Stated task:
Reproduce the listing below exactly, beginning with its first line and ending with the line that holds "import plotly.graph_objects as go"; pictures are not part of the copy.

Provided material:

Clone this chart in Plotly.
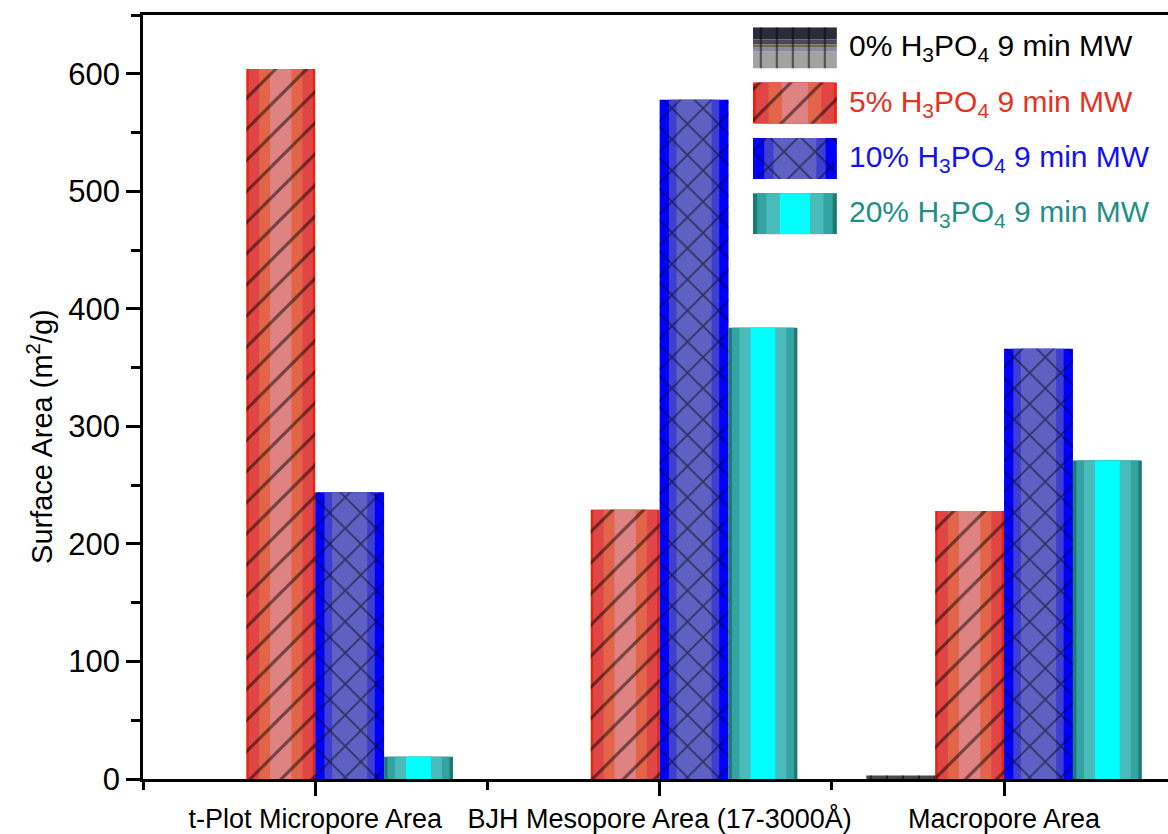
import plotly.graph_objects as go

# ---------------- data ----------------
categories = ["t-Plot Micropore Area", "BJH Mesopore Area (17-3000Å)", "Macropore Area"]
series_names = [
    "0% H<sub>3</sub>PO<sub>4</sub> 9 min MW",
    "5% H<sub>3</sub>PO<sub>4</sub> 9 min MW",
    "10% H<sub>3</sub>PO<sub>4</sub> 9 min MW",
    "20% H<sub>3</sub>PO<sub>4</sub> 9 min MW",
]
val_0 = [0, 0, 3]
val_5 = [604, 229, 228]
val_10 = [244, 578, 366]
val_20 = [19, 384, 271]
y_ticks = [0, 100, 200, 300, 400, 500, 600]

series_values = [val_0, val_5, val_10, val_20]

# ---------------- styles ----------------
FONT = "Arial, Liberation Sans, sans-serif"
text_colors = ["#000000", "#e6321e", "#1212f5", "#1f8f88"]
# (width fraction, colour) layers from outer edge to centre -> banded gradient look
layers = [
    [(1.0, "#4a4a4a")],
    [(1.0, "#e8250c"), (0.93, "#e14646"), (0.63, "#e2654a"), (0.31, "#df8282")],
    [(1.0, "#0000ff"), (0.73, "#3f3fcf"), (0.51, "#5e60c2")],
    [(1.0, "#1f7a72"), (0.90, "#33a3a3"), (0.68, "#4bbaba"), (0.36, "#00ffff")],
]
patterns = [("|", 16), ("/", 22), ("x", 22), ("", 22)]
legend_0_bands = [(0.00, 0.30, "#2b2b3d"), (0.30, 0.42, "#4a4a58"), (0.42, 0.50, "#6f6d4f"),
                  (0.50, 0.60, "#8a8aa0"), (0.60, 1.00, "#a3a3a3")]
SOLID = 0.14

bar_w = 0.2
xidx = list(range(len(categories)))
n = len(series_values)

fig = go.Figure()

for s, vals in enumerate(series_values):
    centre = (s - (n - 1) / 2) * bar_w
    for f, col in layers[s]:
        fig.add_trace(go.Bar(
            x=xidx, y=vals, width=bar_w * f, offset=centre - bar_w * f / 2,
            marker=dict(color=col, line=dict(width=0)),
            showlegend=False, hoverinfo="skip"))
    shp, size = patterns[s]
    if shp:
        fig.add_trace(go.Bar(
            x=xidx, y=vals, width=bar_w, offset=centre - bar_w / 2,
            marker=dict(color="rgba(0,0,0,0)", line=dict(width=0),
                        pattern=dict(shape=shp, fgcolor="#000000", bgcolor="rgba(0,0,0,0)",
                                     size=size, solidity=SOLID, fillmode="overlay")),
            showlegend=False, hoverinfo="skip"))

# ---------------- legend drawn on a helper axis ----------------
h = 0.74
for k in range(n):
    if k == 0:
        for a, b, col in legend_0_bands:
            fig.add_trace(go.Bar(x=[0.5], y=[h * (b - a)], base=[k - h / 2 + h * a], width=[1.0],
                                 marker=dict(color=col, line=dict(width=0)),
                                 xaxis="x2", yaxis="y2", showlegend=False, hoverinfo="skip"))
    else:
        for f, col in layers[k]:
            fig.add_trace(go.Bar(x=[0.5], y=[h], base=[k - h / 2], width=[f],
                                 marker=dict(color=col, line=dict(width=0)),
                                 xaxis="x2", yaxis="y2", showlegend=False, hoverinfo="skip"))
    shp, size = patterns[k]
    if shp:
        fig.add_trace(go.Bar(x=[0.5], y=[h], base=[k - h / 2], width=[1.0],
                             marker=dict(color="rgba(0,0,0,0)", line=dict(width=0),
                                         pattern=dict(shape=shp, fgcolor="#000000",
                                                      bgcolor="rgba(0,0,0,0)", size=size,
                                                      solidity=SOLID, fillmode="overlay")),
                             xaxis="x2", yaxis="y2", showlegend=False, hoverinfo="skip"))
    fig.add_annotation(x=0.687, xref="paper", y=k, yref="y2", text=series_names[k],
                       showarrow=False, xanchor="left", yanchor="middle",
                       font=dict(family=FONT, size=30, color=text_colors[k]))

# y-axis title (placed as in the reference, slightly below the axis centre)
fig.add_annotation(x=-0.1005, xref="paper", y=0.449, yref="paper",
                   text="Surface Area (m<sup>2</sup>/g)", textangle=-90, showarrow=False,
                   xanchor="center", yanchor="middle",
                   font=dict(family=FONT, size=29, color="black"))

fig.update_layout(
    width=1168, height=834,
    margin=dict(l=143, r=0, t=15, b=53),
    paper_bgcolor="white", plot_bgcolor="white",
    barmode="overlay",
    font=dict(family=FONT, color="black"),
    xaxis=dict(
        range=[-0.5, 2.476], tickmode="array", tickvals=xidx, ticktext=categories,
        showline=True, linecolor="black", linewidth=2.5, mirror=True,
        ticks="outside", ticklen=14, tickwidth=2.5, tickcolor="black",
        minor=dict(tickmode="linear", tick0=0.5, dtick=1, ticks="outside", ticklen=8,
                   tickwidth=2.5, tickcolor="black"),
        showgrid=False, zeroline=False,
        tickfont=dict(family=FONT, size=27, color="black"),
    ),
    yaxis=dict(
        range=[0, 650], tickmode="array", tickvals=y_ticks,
        showline=True, linecolor="black", linewidth=2.5, mirror=False,
        ticks="outside", ticklen=14, tickwidth=2.5, tickcolor="black",
        minor=dict(tickmode="linear", tick0=0, dtick=50, ticks="outside", ticklen=9,
                   tickwidth=2.5, tickcolor="black"),
        showgrid=False, zeroline=False,
        tickfont=dict(family=FONT, size=31, color="black"),
    ),
    xaxis2=dict(domain=[0.595, 0.677], range=[0, 1], anchor="y2", visible=False, fixedrange=True),
    yaxis2=dict(domain=[0.713, 0.984], range=[n - 1 + 0.37, -0.37], anchor="x2",
                visible=False, fixedrange=True),
)

fig.write_html("out.html")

Exercise output:
Clone this chart in Plotly.
import plotly.graph_objects as go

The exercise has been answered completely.